[Figure scripts]
☆ ☆ ☆ ☆

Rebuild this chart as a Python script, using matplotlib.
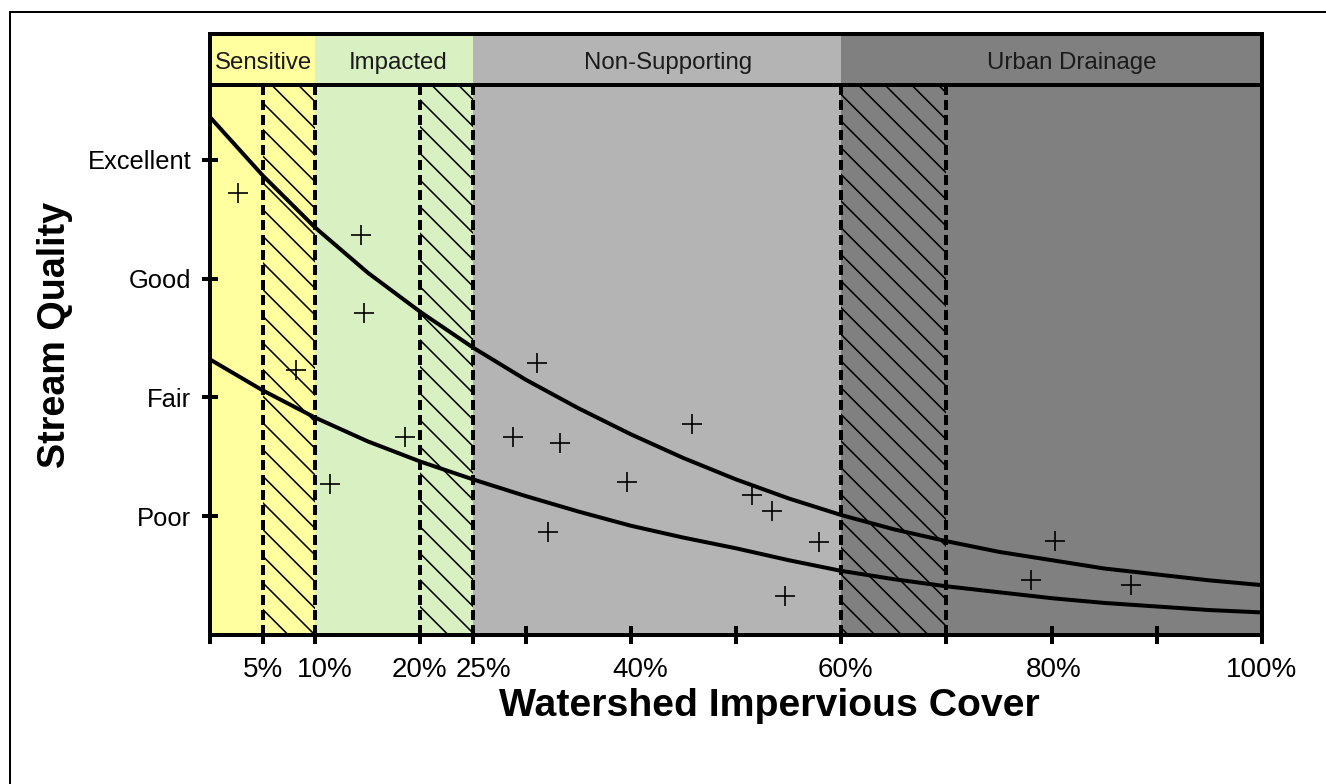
import matplotlib
matplotlib.use("Agg")
import matplotlib.pyplot as plt
from matplotlib.lines import Line2D

plt.rcParams['font.family'] = ['Liberation Sans', 'DejaVu Sans']
plt.rcParams['hatch.linewidth'] = 0.7

# zones along impervious cover (%)
zone_edges = [0, 10, 25, 60, 100]
zone_names = ["Sensitive", "Impacted", "Non-Supporting", "Urban Drainage"]
zone_label_x = [5.1, 17.9, 43.5, 81.9]
zone_colors = ["#ffffa0", "#d9f0c2", "#b4b4b4", "#808080"]

# hatched transition bands (%)
band_lo = [5, 20, 60]
band_hi = [10, 25, 70]

# upper / lower bound curves (read every 5%)
curve_x = [0, 5, 10, 15, 20, 25, 30, 35, 40, 45, 50, 55, 60, 65, 70, 75, 80, 85, 90, 95, 100]
upper_y = [4.36, 3.87, 3.43, 3.05, 2.72, 2.42, 2.15, 1.91, 1.69, 1.49, 1.31, 1.15, 1.01,
           0.89, 0.79, 0.70, 0.63, 0.56, 0.51, 0.46, 0.42]
lower_y = [2.32, 2.06, 1.83, 1.63, 1.46, 1.31, 1.17, 1.04, 0.92, 0.82, 0.73, 0.63, 0.54,
           0.47, 0.41, 0.36, 0.31, 0.27, 0.24, 0.21, 0.19]

# observed streams
obs_x = [2.7, 14.4, 14.6, 8.2, 18.5, 11.4, 31.1, 28.8, 33.3, 39.6, 32.1, 45.8, 51.5,
         53.4, 57.9, 54.7, 80.3, 78.0, 87.5]
obs_y = [3.72, 3.37, 2.71, 2.23, 1.67, 1.27, 2.29, 1.67, 1.62, 1.29, 0.87, 1.78, 1.18,
         1.04, 0.78, 0.33, 0.79, 0.46, 0.42]

x_ticks = [0, 5, 10, 20, 25, 30, 40, 50, 60, 70, 80, 90, 100]
# percentage labels sit a little off their ticks in the original
x_label_pos = [5, 10.9, 19.9, 26.0, 40.9, 60.4, 80.2, 100]
x_label_text = ["5%", "10%", "20%", "25%", "40%", "60%", "80%", "100%"]
y_ticks = [1, 2, 3, 4]
y_labels = ["Poor", "Fair", "Good", "Excellent"]

header_lo = 4.63
y_top = 5.06

fig = plt.figure(figsize=(1326 / 160, 784 / 160), dpi=160)
ax = fig.add_axes([210 / 1326, 1 - 635 / 784, 1052 / 1326, 601 / 784])

for i in range(len(zone_names)):
    ax.axvspan(zone_edges[i], zone_edges[i + 1], color=zone_colors[i], lw=0, zorder=0)
    ax.text(zone_label_x[i], 4.82, zone_names[i],
            ha='center', va='center', fontsize=10.8, color='#1a1a1a')

frac = header_lo / y_top
for lo, hi in zip(band_lo, band_hi):
    ax.axvspan(lo, hi, ymin=0, ymax=frac, facecolor='none', edgecolor='black',
               hatch='\\\\', lw=0, zorder=1)
    ax.vlines([lo, hi], 0, header_lo, colors='black', lw=1.8,
              linestyles=(0, (2.5, 1.25)), zorder=3)

ax.axhline(header_lo, color='black', lw=1.8, zorder=4)

ax.plot(curve_x, upper_y, color='black', lw=1.8, zorder=5)
ax.plot(curve_x, lower_y, color='black', lw=1.8, zorder=5)
ax.plot(obs_x, obs_y, ls='none', marker='+', ms=9, mew=0.75, color='black', zorder=6)

ax.set_xlim(0, 100)
ax.set_ylim(0, y_top)
ax.set_xticks(x_ticks)
ax.set_xticklabels([])
for xp, t in zip(x_label_pos, x_label_text):
    ax.text(xp, -0.07, t, transform=ax.get_xaxis_transform(), ha='center', va='baseline',
            fontsize=12.5)
ax.set_yticks(y_ticks)
ax.set_yticklabels(y_labels)
ax.tick_params(axis='both', direction='inout', width=1.8, colors='black')
ax.tick_params(axis='x', length=8)
ax.tick_params(axis='y', length=7, pad=5, labelsize=11.5)
for s in ax.spines.values():
    s.set_linewidth(1.8)
    s.set_zorder(7)

ax.set_xlabel("Watershed Impervious Cover", fontsize=17.7, fontweight='bold')
ax.xaxis.set_label_coords(0.532, -0.088)
ax.set_ylabel("Stream Quality", fontsize=17, fontweight='bold')
ax.yaxis.set_label_coords(-0.13, 0.5)

# outer frame
fig.add_artist(Line2D([10 / 1326, 1], [1 - 12 / 784, 1 - 12 / 784], color='black', lw=0.9))
fig.add_artist(Line2D([10 / 1326, 10 / 1326], [0, 1 - 12 / 784], color='black', lw=0.9))

fig.savefig("out.png", dpi=160)
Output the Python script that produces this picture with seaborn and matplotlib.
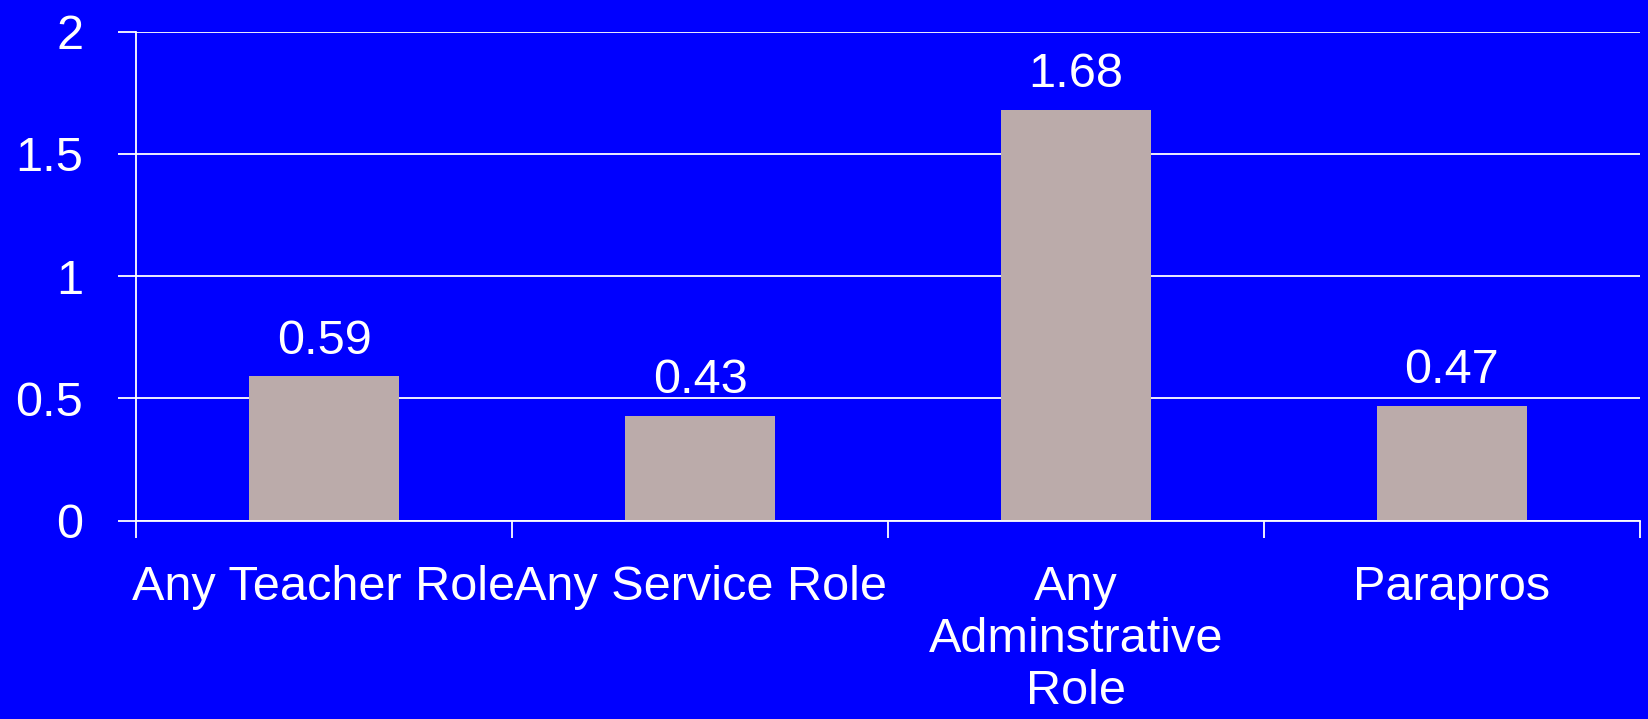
#----------- Module -----------#
import numpy as np
import pandas as pd
import matplotlib
matplotlib.use('Agg')
import matplotlib.pyplot as plt
import seaborn as sns

#----------- Daten -----------#
categories = ['Any Teacher Role', 'Any Service Role', 'Any\nAdminstrative\nRole', 'Parapros']
values = [0.59, 0.43, 1.68, 0.47]
yticks = [0, 0.5, 1, 1.5, 2]
ytick_labels = ['0', '0.5', '1', '1.5', '2']

#----------- Stil -----------#
sns.set_style('white')
plt.rcParams['font.family'] = ['Liberation Sans', 'DejaVu Sans']
bg = '#0000FF'
bar_color = '#BBABAA'
fs = 35

df = pd.DataFrame({'Rolle': categories, 'Wert': values})

fig = plt.figure(figsize=(16.49, 7.19), dpi=100, facecolor=bg)
ax = fig.add_axes([0.0825, 0.2758, 0.912, 0.6802])
ax.set_facecolor(bg)

sns.barplot(data=df, x='Rolle', y='Wert', color=bar_color, saturation=1, width=0.4,
            linewidth=0, edgecolor=bar_color, ax=ax)

ax.set_ylim(0, 2)
ax.set_xlim(-0.5, len(categories) - 0.5)
ax.set_yticks(yticks)
ax.set_yticklabels(ytick_labels)
ax.yaxis.grid(True, color='white', linewidth=1.3)
ax.set_axisbelow(True)

#Achsen
for side in ['top', 'right']:
    ax.spines[side].set_visible(False)
for side in ['left', 'bottom']:
    ax.spines[side].set_color('white')
    ax.spines[side].set_linewidth(1.3)

ax.tick_params(axis='y', colors='white', labelsize=fs, length=13, width=1.3, pad=25, direction='out', left=True)
ax.set_xticks(np.arange(len(categories)))
ax.set_xticklabels(categories, linespacing=1.2)
ax.set_xticks(np.arange(len(categories) + 1) - 0.5, minor=True)
ax.tick_params(axis='x', which='major', colors='white', labelsize=fs, length=0, pad=32)
ax.tick_params(axis='x', which='minor', colors='white', length=12, width=1.3, direction='out', bottom=True)
ax.set_xlabel('')
ax.set_ylabel('')

#Beschriftung der Balken
ax.bar_label(ax.containers[0], labels=['%g' % v for v in values], padding=9, color='white', fontsize=fs)

fig.savefig('out.png', dpi=100, facecolor=bg)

☆ ☆ ☆ ☆

AIM: Set down the complete material exactly, but do not include the images.

TASK RESULT:
Rebuild this chart as a Python script, using matplotlib.
import matplotlib
matplotlib.use("Agg")
import matplotlib.pyplot as plt
from matplotlib.lines import Line2D

plt.rcParams['font.family'] = ['Liberation Sans', 'DejaVu Sans']
plt.rcParams['hatch.linewidth'] = 0.7

# zones along impervious cover (%)
zone_edges = [0, 10, 25, 60, 100]
zone_names = ["Sensitive", "Impacted", "Non-Supporting", "Urban Drainage"]
zone_label_x = [5.1, 17.9, 43.5, 81.9]
zone_colors = ["#ffffa0", "#d9f0c2", "#b4b4b4", "#808080"]

# hatched transition bands (%)
band_lo = [5, 20, 60]
band_hi = [10, 25, 70]

# upper / lower bound curves (read every 5%)
curve_x = [0, 5, 10, 15, 20, 25, 30, 35, 40, 45, 50, 55, 60, 65, 70, 75, 80, 85, 90, 95, 100]
upper_y = [4.36, 3.87, 3.43, 3.05, 2.72, 2.42, 2.15, 1.91, 1.69, 1.49, 1.31, 1.15, 1.01,
           0.89, 0.79, 0.70, 0.63, 0.56, 0.51, 0.46, 0.42]
lower_y = [2.32, 2.06, 1.83, 1.63, 1.46, 1.31, 1.17, 1.04, 0.92, 0.82, 0.73, 0.63, 0.54,
           0.47, 0.41, 0.36, 0.31, 0.27, 0.24, 0.21, 0.19]

# observed streams
obs_x = [2.7, 14.4, 14.6, 8.2, 18.5, 11.4, 31.1, 28.8, 33.3, 39.6, 32.1, 45.8, 51.5,
         53.4, 57.9, 54.7, 80.3, 78.0, 87.5]
obs_y = [3.72, 3.37, 2.71, 2.23, 1.67, 1.27, 2.29, 1.67, 1.62, 1.29, 0.87, 1.78, 1.18,
         1.04, 0.78, 0.33, 0.79, 0.46, 0.42]

x_ticks = [0, 5, 10, 20, 25, 30, 40, 50, 60, 70, 80, 90, 100]
# percentage labels sit a little off their ticks in the original
x_label_pos = [5, 10.9, 19.9, 26.0, 40.9, 60.4, 80.2, 100]
x_label_text = ["5%", "10%", "20%", "25%", "40%", "60%", "80%", "100%"]
y_ticks = [1, 2, 3, 4]
y_labels = ["Poor", "Fair", "Good", "Excellent"]

header_lo = 4.63
y_top = 5.06

fig = plt.figure(figsize=(1326 / 160, 784 / 160), dpi=160)
ax = fig.add_axes([210 / 1326, 1 - 635 / 784, 1052 / 1326, 601 / 784])

for i in range(len(zone_names)):
    ax.axvspan(zone_edges[i], zone_edges[i + 1], color=zone_colors[i], lw=0, zorder=0)
    ax.text(zone_label_x[i], 4.82, zone_names[i],
            ha='center', va='center', fontsize=10.8, color='#1a1a1a')

frac = header_lo / y_top
for lo, hi in zip(band_lo, band_hi):
    ax.axvspan(lo, hi, ymin=0, ymax=frac, facecolor='none', edgecolor='black',
               hatch='\\\\', lw=0, zorder=1)
    ax.vlines([lo, hi], 0, header_lo, colors='black', lw=1.8,
              linestyles=(0, (2.5, 1.25)), zorder=3)

ax.axhline(header_lo, color='black', lw=1.8, zorder=4)

ax.plot(curve_x, upper_y, color='black', lw=1.8, zorder=5)
ax.plot(curve_x, lower_y, color='black', lw=1.8, zorder=5)
ax.plot(obs_x, obs_y, ls='none', marker='+', ms=9, mew=0.75, color='black', zorder=6)

ax.set_xlim(0, 100)
ax.set_ylim(0, y_top)
ax.set_xticks(x_ticks)
ax.set_xticklabels([])
for xp, t in zip(x_label_pos, x_label_text):
    ax.text(xp, -0.07, t, transform=ax.get_xaxis_transform(), ha='center', va='baseline',
            fontsize=12.5)
ax.set_yticks(y_ticks)
ax.set_yticklabels(y_labels)
ax.tick_params(axis='both', direction='inout', width=1.8, colors='black')
ax.tick_params(axis='x', length=8)
ax.tick_params(axis='y', length=7, pad=5, labelsize=11.5)
for s in ax.spines.values():
    s.set_linewidth(1.8)
    s.set_zorder(7)

ax.set_xlabel("Watershed Impervious Cover", fontsize=17.7, fontweight='bold')
ax.xaxis.set_label_coords(0.532, -0.088)
ax.set_ylabel("Stream Quality", fontsize=17, fontweight='bold')
ax.yaxis.set_label_coords(-0.13, 0.5)

# outer frame
fig.add_artist(Line2D([10 / 1326, 1], [1 - 12 / 784, 1 - 12 / 784], color='black', lw=0.9))
fig.add_artist(Line2D([10 / 1326, 10 / 1326], [0, 1 - 12 / 784], color='black', lw=0.9))

fig.savefig("out.png", dpi=160)
Output the Python script that produces this picture with seaborn and matplotlib.
#----------- Module -----------#
import numpy as np
import pandas as pd
import matplotlib
matplotlib.use('Agg')
import matplotlib.pyplot as plt
import seaborn as sns

#----------- Daten -----------#
categories = ['Any Teacher Role', 'Any Service Role', 'Any\nAdminstrative\nRole', 'Parapros']
values = [0.59, 0.43, 1.68, 0.47]
yticks = [0, 0.5, 1, 1.5, 2]
ytick_labels = ['0', '0.5', '1', '1.5', '2']

#----------- Stil -----------#
sns.set_style('white')
plt.rcParams['font.family'] = ['Liberation Sans', 'DejaVu Sans']
bg = '#0000FF'
bar_color = '#BBABAA'
fs = 35

df = pd.DataFrame({'Rolle': categories, 'Wert': values})

fig = plt.figure(figsize=(16.49, 7.19), dpi=100, facecolor=bg)
ax = fig.add_axes([0.0825, 0.2758, 0.912, 0.6802])
ax.set_facecolor(bg)

sns.barplot(data=df, x='Rolle', y='Wert', color=bar_color, saturation=1, width=0.4,
            linewidth=0, edgecolor=bar_color, ax=ax)

ax.set_ylim(0, 2)
ax.set_xlim(-0.5, len(categories) - 0.5)
ax.set_yticks(yticks)
ax.set_yticklabels(ytick_labels)
ax.yaxis.grid(True, color='white', linewidth=1.3)
ax.set_axisbelow(True)

#Achsen
for side in ['top', 'right']:
    ax.spines[side].set_visible(False)
for side in ['left', 'bottom']:
    ax.spines[side].set_color('white')
    ax.spines[side].set_linewidth(1.3)

ax.tick_params(axis='y', colors='white', labelsize=fs, length=13, width=1.3, pad=25, direction='out', left=True)
ax.set_xticks(np.arange(len(categories)))
ax.set_xticklabels(categories, linespacing=1.2)
ax.set_xticks(np.arange(len(categories) + 1) - 0.5, minor=True)
ax.tick_params(axis='x', which='major', colors='white', labelsize=fs, length=0, pad=32)
ax.tick_params(axis='x', which='minor', colors='white', length=12, width=1.3, direction='out', bottom=True)
ax.set_xlabel('')
ax.set_ylabel('')

#Beschriftung der Balken
ax.bar_label(ax.containers[0], labels=['%g' % v for v in values], padding=9, color='white', fontsize=fs)

fig.savefig('out.png', dpi=100, facecolor=bg)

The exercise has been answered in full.